We’re using the Xavier for running inference of images. The network is built with the pytorch framework, and the inference part with pytorch for c++.
Does anyone know if there is any performance gains in creating the tensor on the gpu instead of the cpu? Afaik on regular desktop computers, improvements can be seen by doing this, but since on the Xavier the cpu and gpu share memory maybe this is not worth pursuing.
Hi @kce, while it is true that the Jetson’s CPU/GPU share the same physical memory, you need to allocate the memory with cudaHostAlloc() and the cudaHostAllocMapped flag in order for the memory to be accessible from both the CPU and GPU address spaces.
For example, if you do just an ordinary malloc() call, that memory will only be accessible from the CPU. I don’t believe PyTorch supports the mapped memory allocation mentioned above, but it does support GPU memory (i.e. cudaMalloc()).

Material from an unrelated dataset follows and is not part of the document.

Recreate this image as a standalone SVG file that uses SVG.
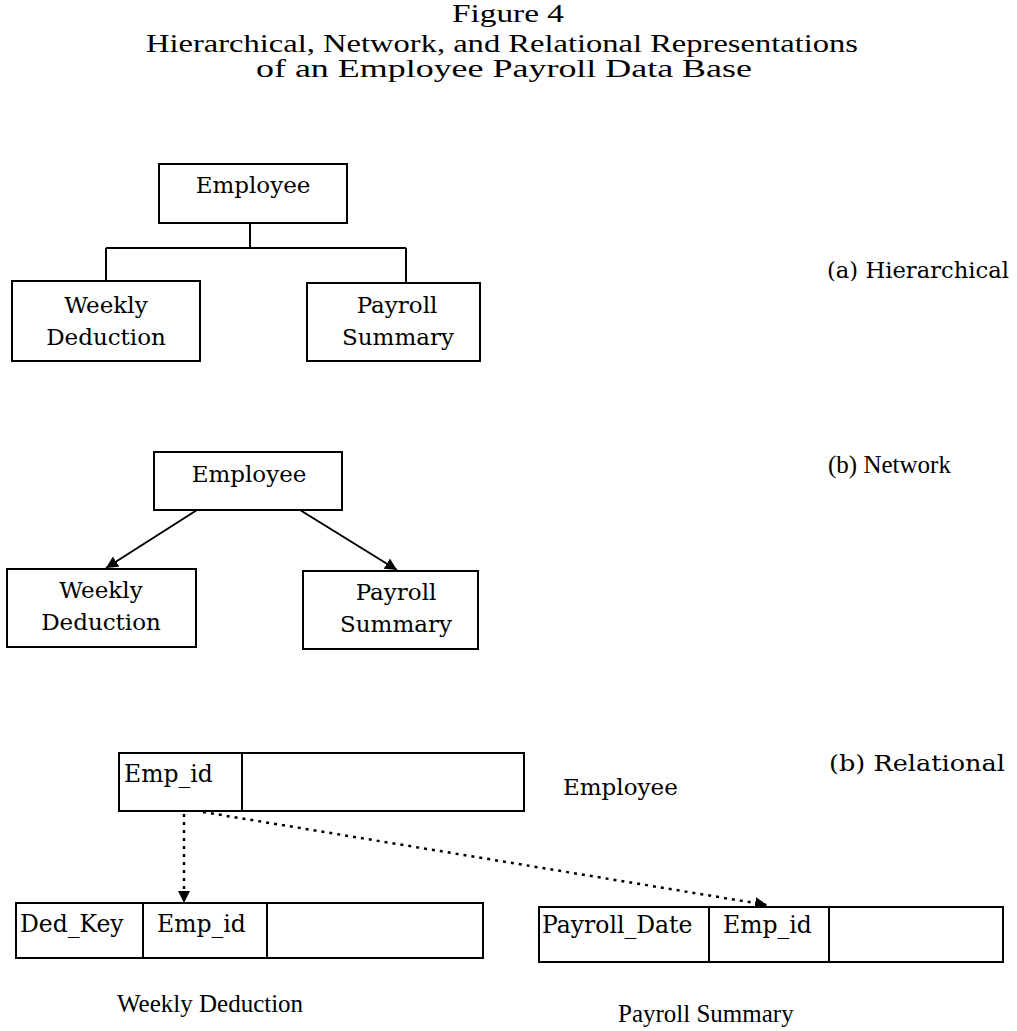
<svg xmlns="http://www.w3.org/2000/svg" width="1017" height="1031" viewBox="0 0 1017 1031">
<style>
.bg{fill:#fff}
.box{fill:#fff;stroke:#000;stroke-width:2}
.ln{fill:none;stroke:#000;stroke-width:2}
.dot{fill:none;stroke:#000;stroke-width:2.5;stroke-dasharray:3 5}
.t{font-family:"Liberation Serif","Times New Roman",serif;fill:#000}
.n{font-family:"DejaVu Serif","Liberation Serif",serif;fill:#000}
</style>
<defs>
<marker id="ah" viewBox="0 0 10 10" refX="10" refY="5" markerWidth="12" markerHeight="12" markerUnits="userSpaceOnUse" orient="auto">
<path d="M0,0 L10,5 L0,10 z" fill="#000"/>
</marker>
</defs>
<rect class="bg" x="0" y="0" width="1017" height="1031"/>
<g id="title">
<text class="t" x="452" y="22" font-size="25" textLength="112" lengthAdjust="spacingAndGlyphs">Figure 4</text>
<text class="t" x="146" y="52" font-size="25" textLength="712" lengthAdjust="spacingAndGlyphs">Hierarchical, Network, and Relational Representations</text>
<text class="t" x="256" y="77" font-size="25" textLength="496" lengthAdjust="spacingAndGlyphs">of an Employee Payroll Data Base</text>
</g>
<g id="connectors">
<path class="ln" d="M250,223 V248 M106,248 H406 M106,248 V281 M406,248 V283"/>
<line class="ln" x1="197" y1="510" x2="106" y2="568" marker-end="url(#ah)"/>
<line class="ln" x1="300" y1="510" x2="397" y2="570" marker-end="url(#ah)"/>
<line class="dot" x1="184" y1="814" x2="184" y2="903" marker-end="url(#ah)"/>
<line class="dot" x1="203" y1="812" x2="767" y2="905" marker-end="url(#ah)"/>
</g>
<g id="h-employee">
<rect class="box" x="159" y="164" width="188" height="59"/>
<text class="n" x="253" y="193" font-size="23" text-anchor="middle">Employee</text>
</g>
<g id="h-weekly">
<rect class="box" x="12" y="281" width="188" height="80"/>
<text class="n" x="106" y="313" font-size="23" text-anchor="middle">Weekly</text>
<text class="n" x="106" y="345" font-size="23" text-anchor="middle">Deduction</text>
</g>
<g id="h-payroll">
<rect class="box" x="307" y="283" width="173" height="78"/>
<text class="n" x="397" y="313" font-size="23" text-anchor="middle">Payroll</text>
<text class="n" x="398" y="345" font-size="23" text-anchor="middle">Summary</text>
</g>
<g id="label-a">
<text class="n" x="827" y="278" font-size="22.5" textLength="182" lengthAdjust="spacingAndGlyphs">(a) Hierarchical</text>
</g>
<g id="n-employee">
<rect class="box" x="154" y="452" width="188" height="58"/>
<text class="n" x="249" y="482" font-size="23" text-anchor="middle">Employee</text>
</g>
<g id="n-weekly">
<rect class="box" x="7" y="569" width="189" height="78"/>
<text class="n" x="101" y="598" font-size="23" text-anchor="middle">Weekly</text>
<text class="n" x="101" y="630" font-size="23" text-anchor="middle">Deduction</text>
</g>
<g id="n-payroll">
<rect class="box" x="303" y="571" width="175" height="78"/>
<text class="n" x="396" y="600" font-size="23" text-anchor="middle">Payroll</text>
<text class="n" x="396" y="632" font-size="23" text-anchor="middle">Summary</text>
</g>
<g id="label-b">
<text class="t" x="828" y="473" font-size="25">(b) Network</text>
</g>
<g id="r-employee">
<rect class="box" x="119" y="753" width="405" height="58"/>
<line class="ln" x1="242" y1="753" x2="242" y2="811"/>
<text class="n" x="124" y="782" font-size="23.5">Emp_id</text>
</g>
<text class="n" x="563" y="795" font-size="23">Employee</text>
<g id="label-c">
<text class="n" x="829" y="771" font-size="23" textLength="176" lengthAdjust="spacingAndGlyphs">(b) Relational</text>
</g>
<g id="r-weekly">
<rect class="box" x="16" y="903" width="467" height="55"/>
<line class="ln" x1="143" y1="903" x2="143" y2="958"/>
<line class="ln" x1="267" y1="903" x2="267" y2="958"/>
<text class="n" x="20" y="932" font-size="23.5">Ded_Key</text>
<text class="n" x="157" y="932" font-size="23.5">Emp_id</text>
</g>
<g id="r-payroll">
<rect class="box" x="539" y="907" width="464" height="55"/>
<line class="ln" x1="709" y1="907" x2="709" y2="962"/>
<line class="ln" x1="829" y1="907" x2="829" y2="962"/>
<text class="n" x="542" y="933" font-size="23.5">Payroll_Date</text>
<text class="n" x="723" y="933" font-size="23.5">Emp_id</text>
</g>
<text class="t" x="117" y="1012" font-size="25">Weekly Deduction</text>
<text class="t" x="618" y="1022" font-size="25">Payroll Summary</text>
</svg>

Further, in order for PyTorch to utilize the GPU for processing the network during inferencing, the tensor would need to be on the GPU. So yes, the PyTorch tensor should be created on the GPU. Running the inferencing with CPU-only would be much slower than using GPU.
I see, so it might not be as automated as i assumed in pytorch, i will then try to first create the tensor on the GPU.
Also to clarify, we do use the GPU for inference, its just that we create the tensor on the CPU and move it to the GPU since we use opencv to load the image to be classified, and the version initially supplied from jetpack is not built for CUDA as far as i know.
I will try to buid from source with CUDA enabled, and load images directly to the gpu.